There’s Nothing “Deadbeat” About It
Developer: Deadbeat Productions
Publisher: Square Enix
Platform: PC, PS4 and Xbox One
MSRP: $15.00
Copy Provided By Publisher

Whenever evil pops its nasty head out, there’s always someone to respond to the call. Superman flies down on his enemies, Batman beats them to a pulp with help from his utility belt and Felix of Deadbeat Heroes pummels thugs with a rocket fist.

Deadbeat Heroes is a fast-paced acrobatic beat-em-up, set in London during a plague of particularly nasty villains.  Rising up to beat back the waves of callous criminals are Felix, a fledgling hero-to-be and his mentor, the rambling Captain Justice whose main role is to dole out missions and make quick quips.

Captain Justice’s powers include mentorship and an unearthly mastery of one-liners.

The Rocket Punch Of Justice

Captain Justice must be one hell of a teacher, because combat in Deadbeat Heroes is a knockout. The hero’s main tool, the rocket powered fist, does more than just let players pummel foes into criminal jerky. Using the rockets on their gauntlet, players can dash, wall run and wall jump across battlefields, laying punches into one enemy only to dash off and smack another before the first hits the ground. Movement is tight and precise, if only slightly tricky to learn. When the controls are mastered, Felix turns into a streak of blue and red, walloping enemies left and right.

With all my talk of walloping and pummeling, you might think that enemies in Deadbeat Heroes are pushovers, which is true of the first few levels. During this time, enemies consist of basic thugs with melee attacks or slow-firing pistols, nothing that your rocket powered gauntlet and quick movement can’t get around. However, later levels introduce a litter of new low-lives to liquify. After the preliminary levels there are thugs that can counter your basic attacks, machine gun toting maniacs and even other villains with their own unique powers that can only be defeated with a super attack that is charged up by little spheres (that I took to calling power orbs) dropped by beaten enemies. When defeated, these super powered baddies drop their special abilities for you to pick up, and remain unlocked for the rest of the levels in your playthrough.

Pummeling enemies with basic combat is controlled, fast-paced chaos.

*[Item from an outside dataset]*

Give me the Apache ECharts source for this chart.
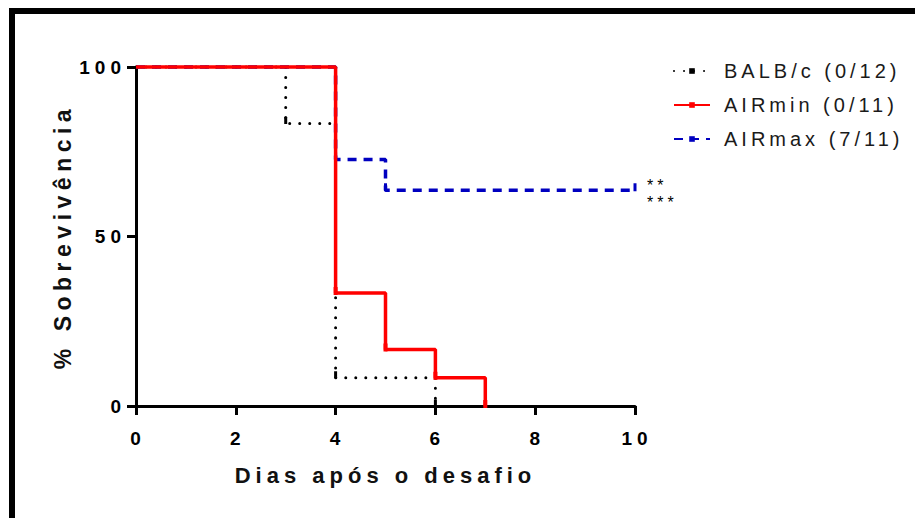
<!DOCTYPE html>
<html>
<head>
<meta charset="utf-8">
<script src="https://cdn.jsdelivr.net/npm/echarts@6/dist/echarts.min.js"></script>
<style>
  html, body { margin: 0; padding: 0; background: #ffffff; }
  #chart { width: 915px; height: 518px; }
  /* wide tracking, as in the GraphPad-style typography */
  #chart text { letter-spacing: 4px; }
  #chart text[style*="19px"] { letter-spacing: 5px; }
  #chart text[style*="22px"] { letter-spacing: 5px; }
  #chart text[style*="23px"] { letter-spacing: 5.5px; }
</style>
</head>
<body>
<div id="chart"></div>
<script>
// Kaplan-Meier survival steps (day, % survival)
const balbDays = [0, 3, 4, 6];
const balbSurvival = [100, 83.33, 8.33, 0];

const airminDays = [0, 4, 5, 6, 7];
const airminSurvival = [100, 33.33, 16.67, 8.33, 0];

const airmaxDays = [0, 4, 5, 10];
const airmaxSurvival = [100, 72.73, 63.64, 63.64];

const groupNames = ['BALB/c (0/12)', 'AIRmin (0/11)', 'AIRmax (7/11)'];
const significanceMarks = ['**', '***'];

const xAxisTitle = 'Dias após o desafio';
const yAxisTitle = '% Sobrevivência';

const FONT = 'Arial, "Liberation Sans", Helvetica, sans-serif';

// Turn the day/value lists into step points; the first point carries no marker
function steps(days, values, markSize, markOffset) {
  return days.map((d, i) => {
    const item = { value: [d, values[i]] };
    if (i === 0) item.symbol = 'none';
    else { item.symbolSize = markSize; item.symbolOffset = markOffset; }
    return item;
  });
}

// significance stars stacked beside the last (censored) point of AIRmax
const lastIdx = airmaxDays.length - 1;
const starOffsets = [[0, -5], [0, 12]];
const starMarks = {
  symbol: 'circle',
  symbolSize: 0,
  silent: true,
  data: significanceMarks.map((m, i) => ({
    coord: [airmaxDays[lastIdx], airmaxSurvival[lastIdx]],
    value: m,
    label: {
      show: true,
      position: 'right',
      distance: 12,
      offset: starOffsets[i],
      formatter: m,
      color: '#000',
      fontFamily: FONT,
      fontSize: 16,
      align: 'left',
      verticalAlign: 'middle'
    }
  }))
};

const chart = echarts.init(document.getElementById('chart'), null, { renderer: 'svg' });

chart.setOption({
  backgroundColor: '#ffffff',
  animation: false,
  graphic: [
    { type: 'rect', shape: { x: 9, y: 8, width: 906, height: 6 }, style: { fill: '#000' }, silent: true },
    { type: 'rect', shape: { x: 9, y: 8, width: 6, height: 510 }, style: { fill: '#000' }, silent: true }
  ],
  grid: {
    left: 136, right: 280, top: 67, bottom: 112,
    containLabel: false,
    outerBoundsMode: 'none'
  },
  legend: {
    orient: 'vertical',
    left: 668,
    top: 56,
    itemWidth: 36,
    itemHeight: 7,
    itemGap: 14,
    data: groupNames,
    textStyle: {
      fontFamily: FONT,
      fontSize: 20,
      color: '#1a1a1a',
      padding: [0, 0, 0, 9]
    }
  },
  xAxis: {
    type: 'value',
    min: 0, max: 10, interval: 2,
    name: xAxisTitle,
    nameLocation: 'middle',
    nameGap: 58,
    nameTextStyle: { fontFamily: FONT, fontSize: 22, fontWeight: 'bold', color: '#111' },
    axisLine: { show: true, onZero: false, lineStyle: { color: '#000', width: 3 } },
    axisTick: { show: true, inside: false, length: 9, lineStyle: { color: '#000', width: 3 } },
    axisLabel: { margin: 23, fontFamily: FONT, fontSize: 19, fontWeight: 'bold', color: '#000', padding: [0, 0, 0, 4] },
    splitLine: { show: false }
  },
  yAxis: {
    type: 'value',
    min: 0, max: 100, interval: 50,
    name: yAxisTitle,
    nameLocation: 'middle',
    nameGap: 62,
    nameTextStyle: { fontFamily: FONT, fontSize: 23, fontWeight: 'bold', color: '#111' },
    axisLine: { show: true, onZero: false, lineStyle: { color: '#000', width: 3 } },
    axisTick: { show: true, inside: false, length: 9, lineStyle: { color: '#000', width: 3 } },
    axisLabel: { margin: 10, fontFamily: FONT, fontSize: 19, fontWeight: 'bold', color: '#000', padding: [4, 0, 0, 0] },
    splitLine: { show: false }
  },
  series: [
    {
      name: groupNames[0],
      type: 'line',
      step: 'end',
      z: 2,
      clip: false,
      symbol: 'rect',
      data: steps(balbDays, balbSurvival, [3, 7], [0, -3]),
      lineStyle: { color: '#000', width: 3, type: [0.01, 10], cap: 'round' },
      itemStyle: { color: '#000' }
    },
    {
      name: groupNames[2],
      type: 'line',
      step: 'end',
      z: 2,
      clip: false,
      symbol: 'rect',
      data: steps(airmaxDays, airmaxSurvival, [3, 8], [0, -3]),
      lineStyle: { color: '#0000c0', width: 3.5, type: [9, 7] },
      itemStyle: { color: '#0000c0' },
      markPoint: starMarks
    },
    {
      name: groupNames[1],
      type: 'line',
      step: 'end',
      z: 4,
      clip: false,
      symbol: 'rect',
      data: steps(airminDays, airminSurvival, [4, 8], [0, -2]),
      lineStyle: { color: '#ff0000', width: 3.5, type: 'solid' },
      itemStyle: { color: '#ff0000' }
    }
  ]
});
</script>
</body>
</html>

What Goes Up Must Come Down

Each level in Deadbeat Heroes centers around some facet of London, from its commercial centers to its more industrial districts. To pass through a level it won’t be enough to just pummel your enemies. Captain Justice taught you better than that. You have to style on them with long and complex combos. By chaining punches into wall runs and dashes, you build up a combo that rewards points depending on how long it is. At the end of a level, you receive a grade from D to S. Unlike college, in Deadbeat Heroes D and C’s don’t get degrees. As you progress through the game’s levels, it expects a better performance each time, more mastery of its controls and attacks and an ability to chain together some lengthy combos. At some points, this curve feels quite steep, but after a couple of failing grades, I managed to step my game up enough to pass the level.

The only parts of Deadbeat Heroes that are never graded are the boss battles. After completing three levels of quick movement and slugging thugs, Deadbeat Heroes decides that it needs to slow down with a boss fight, a decision that still confuses me. Starting up a boss fight, your hero is led into a large room where the boss of that act, who is introduced in small cutscenes after the end of a level, confronts you with some low quality quips. It doesn’t feel like there’s much of a buildup to the boss fight, there’s no beating away at bad guys guarding their lair, you just show up at the front door and kind of say, “Hey! I’m going to fight you now!” When the boss fight does finally start, it is so terribly anticlimactic that it pales in comparison to the rest of the game. Bosses can only be damaged initially by special attacks (again, requiring special orbs to power up). However, early game boss fights are only against the boss, no other lackeys. So instead of beating up other baddies and trying to evade this boss’s attacks, it becomes a grind of attacking the boss so they drop a power orb, and then dashing back to evade until a window opens up to hit them with a special. Even though these fights were only one room, they felt as though they were longer than the previous three combined.

Those ominous silhouetted figures are the villains that will be getting intimate with your rocket gauntlet.

A Solid Combo

Thankfully the ever entertaining look and soundtrack of Deadbeat Heroes really keeps things moving. It’s cel-shaded style is constantly popping off the screen, and enemies stand out enough to be able to target them easily. Pair this charming art style with a jazz-funk fusion and the world of Deadbeat Heroes is set. It is a simple world, but one charming enough to stand out.

Deadbeat Heroes offers a fast paced take on the beat-em-up, and does its best to never slow down. Filled with air-dashes, rocket punches, acrobatic feats and witty one-liners quick enough to keep up, Deadbeat Heroes blasts off. If you can forgive a little bit of molasses around the encounters with its main antagonists I recommend giving it a hearty one-two punch of your own.